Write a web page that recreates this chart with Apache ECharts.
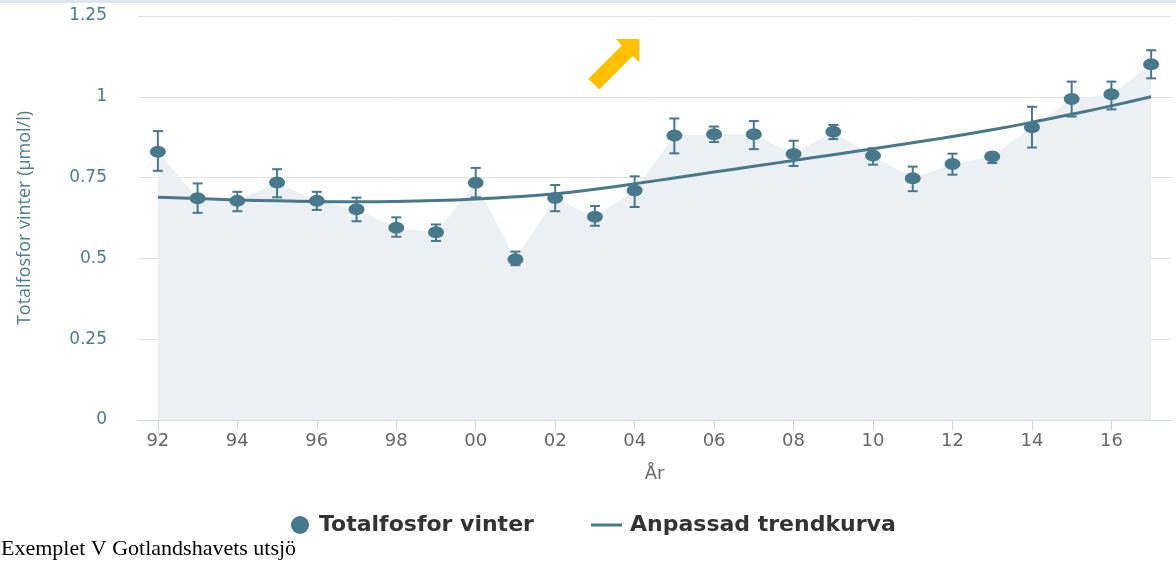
<!DOCTYPE html>
<html>
<head>
<meta charset="utf-8">
<script src="https://cdn.jsdelivr.net/npm/echarts@6/dist/echarts.min.js"></script>
<style>
html,body{margin:0;padding:0;background:#fff;}
#chart{width:1176px;height:568px;}
</style>
</head>
<body>
<div id="chart"></div>
<script>
// ---- data ----
const years = ['92','93','94','95','96','97','98','99','00','01','02','03','04','05','06','07','08','09','10','11','12','13','14','15','16','17'];
const values = [0.830,0.686,0.678,0.735,0.678,0.652,0.595,0.581,0.734,0.497,0.687,0.629,0.710,0.880,0.884,0.884,0.823,0.892,0.818,0.748,0.792,0.815,0.906,0.993,1.008,1.101];
const lows   = [0.771,0.641,0.646,0.689,0.650,0.615,0.567,0.554,0.689,0.479,0.646,0.601,0.659,0.825,0.860,0.838,0.786,0.869,0.790,0.708,0.759,0.795,0.843,0.939,0.961,1.057];
const highs  = [0.894,0.732,0.706,0.776,0.706,0.688,0.627,0.605,0.780,0.521,0.727,0.662,0.754,0.933,0.908,0.925,0.864,0.913,0.841,0.784,0.824,0.827,0.969,1.047,1.047,1.144];
const trend  = [0.689,0.685,0.681,0.678,0.676,0.675,0.676,0.679,0.684,0.691,0.700,0.714,0.731,0.749,0.767,0.785,0.803,0.821,0.839,0.858,0.877,0.898,0.921,0.946,0.972,1.000];
const seriesNames = ['Totalfosfor vinter','Anpassad trendkurva'];
const xAxisName = 'År';
const yAxisName = 'Totalfosfor vinter (µmol/l)';
const caption = 'Exemplet V Gotlandshavets utsjö';

const teal = '#47788b';
const errData = years.map((y,i)=>[i, lows[i], highs[i]]);

const chart = echarts.init(document.getElementById('chart'));
chart.setOption({
  animation:false,
  backgroundColor:'#ffffff',
  grid:{left:138,right:5,top:16,bottom:148,containLabel:false},
  legend:[
    {data:[{name:seriesNames[0],icon:'circle'}],left:286,top:509,itemWidth:24,itemHeight:18,itemGap:0,
     textStyle:{fontFamily:'DejaVu Sans',fontWeight:'bold',fontSize:22,color:'#333',padding:[0,0,0,2]}},
    {data:[{name:seriesNames[1],icon:'rect'}],left:586,top:509,itemWidth:31,itemHeight:3,
     textStyle:{fontFamily:'DejaVu Sans',fontWeight:'bold',fontSize:22,color:'#333',padding:[0,0,0,3]}}
  ],
  xAxis:{
    type:'category',data:years,boundaryGap:true,
    name:xAxisName,nameLocation:'middle',nameGap:45,
    nameTextStyle:{fontFamily:'DejaVu Sans',fontSize:18,color:'#666'},
    axisLine:{lineStyle:{color:'#ccd6eb',width:1}},
    axisTick:{show:true,interval:1,alignWithLabel:true,length:10,lineStyle:{color:'#ccd6eb',width:1}},
    axisLabel:{interval:1,margin:12,fontFamily:'DejaVu Sans',fontSize:18,color:'#666'},
    splitLine:{show:false}
  },
  yAxis:{
    type:'value',min:0,max:1.25,interval:0.25,
    name:yAxisName,nameLocation:'middle',nameGap:104,nameRotate:90,
    nameTextStyle:{fontFamily:'Open Sans',fontSize:18,color:'#4d7d8f'},
    axisLine:{show:false},axisTick:{show:false},
    axisLabel:{margin:31,fontFamily:'DejaVu Sans',fontSize:17,color:'#4d7d8f'},
    splitLine:{lineStyle:{color:'#e3e3e3',width:1}}
  },
  series:[
    {name:'area',type:'line',data:values,symbol:'none',silent:true,z:1,
     lineStyle:{width:0,opacity:0},areaStyle:{color:'#edf0f3',opacity:1},legendHoverLink:false},
    {name:seriesNames[1],type:'line',data:trend,smooth:true,symbol:'none',showSymbol:false,z:3,
     itemStyle:{color:teal},lineStyle:{color:teal,width:3}},
    {name:'err',type:'custom',z:4,data:errData,
     renderItem:function(params,api){
       const x = api.coord([api.value(0),api.value(1)]);
       const t = api.coord([api.value(0),api.value(2)]);
       const hw = 5;
       const st = {stroke:teal,lineWidth:2,fill:null};
       return {type:'group',children:[
         {type:'line',shape:{x1:x[0],y1:x[1],x2:t[0],y2:t[1]},style:st},
         {type:'line',shape:{x1:x[0]-hw,y1:x[1],x2:x[0]+hw,y2:x[1]},style:st},
         {type:'line',shape:{x1:t[0]-hw,y1:t[1],x2:t[0]+hw,y2:t[1]},style:st}
       ]};
     }},
    {name:seriesNames[0],type:'scatter',data:values,symbol:'circle',symbolSize:[16,12],z:5,
     itemStyle:{color:teal,opacity:1}}
  ],
  graphic:[
    {type:'rect',left:0,top:0,shape:{width:1176,height:3},style:{fill:'#dce6f1'},silent:true},
    {type:'polygon',shape:{points:[[588.3,79],[622,45.3],[615.7,39],[639.3,39],[639.3,62.3],[632.7,56],[599.3,89.3]]},
     style:{fill:'#ffc000'},silent:true},
    {type:'text',left:1,top:538,style:{text:caption,fontFamily:'Liberation Serif',fontSize:22,fill:'#000'}}
  ]
});
</script>
</body>
</html>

**TASK INSTRUCTIONS:**
Quote the preceding listing precisely and completely, omitting its images.

**EXERCISE ANSWER:**
Write a web page that recreates this chart with Apache ECharts.
<!DOCTYPE html>
<html>
<head>
<meta charset="utf-8">
<script src="https://cdn.jsdelivr.net/npm/echarts@6/dist/echarts.min.js"></script>
<style>
html,body{margin:0;padding:0;background:#fff;}
#chart{width:1176px;height:568px;}
</style>
</head>
<body>
<div id="chart"></div>
<script>
// ---- data ----
const years = ['92','93','94','95','96','97','98','99','00','01','02','03','04','05','06','07','08','09','10','11','12','13','14','15','16','17'];
const values = [0.830,0.686,0.678,0.735,0.678,0.652,0.595,0.581,0.734,0.497,0.687,0.629,0.710,0.880,0.884,0.884,0.823,0.892,0.818,0.748,0.792,0.815,0.906,0.993,1.008,1.101];
const lows   = [0.771,0.641,0.646,0.689,0.650,0.615,0.567,0.554,0.689,0.479,0.646,0.601,0.659,0.825,0.860,0.838,0.786,0.869,0.790,0.708,0.759,0.795,0.843,0.939,0.961,1.057];
const highs  = [0.894,0.732,0.706,0.776,0.706,0.688,0.627,0.605,0.780,0.521,0.727,0.662,0.754,0.933,0.908,0.925,0.864,0.913,0.841,0.784,0.824,0.827,0.969,1.047,1.047,1.144];
const trend  = [0.689,0.685,0.681,0.678,0.676,0.675,0.676,0.679,0.684,0.691,0.700,0.714,0.731,0.749,0.767,0.785,0.803,0.821,0.839,0.858,0.877,0.898,0.921,0.946,0.972,1.000];
const seriesNames = ['Totalfosfor vinter','Anpassad trendkurva'];
const xAxisName = 'År';
const yAxisName = 'Totalfosfor vinter (µmol/l)';
const caption = 'Exemplet V Gotlandshavets utsjö';

const teal = '#47788b';
const errData = years.map((y,i)=>[i, lows[i], highs[i]]);

const chart = echarts.init(document.getElementById('chart'));
chart.setOption({
  animation:false,
  backgroundColor:'#ffffff',
  grid:{left:138,right:5,top:16,bottom:148,containLabel:false},
  legend:[
    {data:[{name:seriesNames[0],icon:'circle'}],left:286,top:509,itemWidth:24,itemHeight:18,itemGap:0,
     textStyle:{fontFamily:'DejaVu Sans',fontWeight:'bold',fontSize:22,color:'#333',padding:[0,0,0,2]}},
    {data:[{name:seriesNames[1],icon:'rect'}],left:586,top:509,itemWidth:31,itemHeight:3,
     textStyle:{fontFamily:'DejaVu Sans',fontWeight:'bold',fontSize:22,color:'#333',padding:[0,0,0,3]}}
  ],
  xAxis:{
    type:'category',data:years,boundaryGap:true,
    name:xAxisName,nameLocation:'middle',nameGap:45,
    nameTextStyle:{fontFamily:'DejaVu Sans',fontSize:18,color:'#666'},
    axisLine:{lineStyle:{color:'#ccd6eb',width:1}},
    axisTick:{show:true,interval:1,alignWithLabel:true,length:10,lineStyle:{color:'#ccd6eb',width:1}},
    axisLabel:{interval:1,margin:12,fontFamily:'DejaVu Sans',fontSize:18,color:'#666'},
    splitLine:{show:false}
  },
  yAxis:{
    type:'value',min:0,max:1.25,interval:0.25,
    name:yAxisName,nameLocation:'middle',nameGap:104,nameRotate:90,
    nameTextStyle:{fontFamily:'Open Sans',fontSize:18,color:'#4d7d8f'},
    axisLine:{show:false},axisTick:{show:false},
    axisLabel:{margin:31,fontFamily:'DejaVu Sans',fontSize:17,color:'#4d7d8f'},
    splitLine:{lineStyle:{color:'#e3e3e3',width:1}}
  },
  series:[
    {name:'area',type:'line',data:values,symbol:'none',silent:true,z:1,
     lineStyle:{width:0,opacity:0},areaStyle:{color:'#edf0f3',opacity:1},legendHoverLink:false},
    {name:seriesNames[1],type:'line',data:trend,smooth:true,symbol:'none',showSymbol:false,z:3,
     itemStyle:{color:teal},lineStyle:{color:teal,width:3}},
    {name:'err',type:'custom',z:4,data:errData,
     renderItem:function(params,api){
       const x = api.coord([api.value(0),api.value(1)]);
       const t = api.coord([api.value(0),api.value(2)]);
       const hw = 5;
       const st = {stroke:teal,lineWidth:2,fill:null};
       return {type:'group',children:[
         {type:'line',shape:{x1:x[0],y1:x[1],x2:t[0],y2:t[1]},style:st},
         {type:'line',shape:{x1:x[0]-hw,y1:x[1],x2:x[0]+hw,y2:x[1]},style:st},
         {type:'line',shape:{x1:t[0]-hw,y1:t[1],x2:t[0]+hw,y2:t[1]},style:st}
       ]};
     }},
    {name:seriesNames[0],type:'scatter',data:values,symbol:'circle',symbolSize:[16,12],z:5,
     itemStyle:{color:teal,opacity:1}}
  ],
  graphic:[
    {type:'rect',left:0,top:0,shape:{width:1176,height:3},style:{fill:'#dce6f1'},silent:true},
    {type:'polygon',shape:{points:[[588.3,79],[622,45.3],[615.7,39],[639.3,39],[639.3,62.3],[632.7,56],[599.3,89.3]]},
     style:{fill:'#ffc000'},silent:true},
    {type:'text',left:1,top:538,style:{text:caption,fontFamily:'Liberation Serif',fontSize:22,fill:'#000'}}
  ]
});
</script>
</body>
</html>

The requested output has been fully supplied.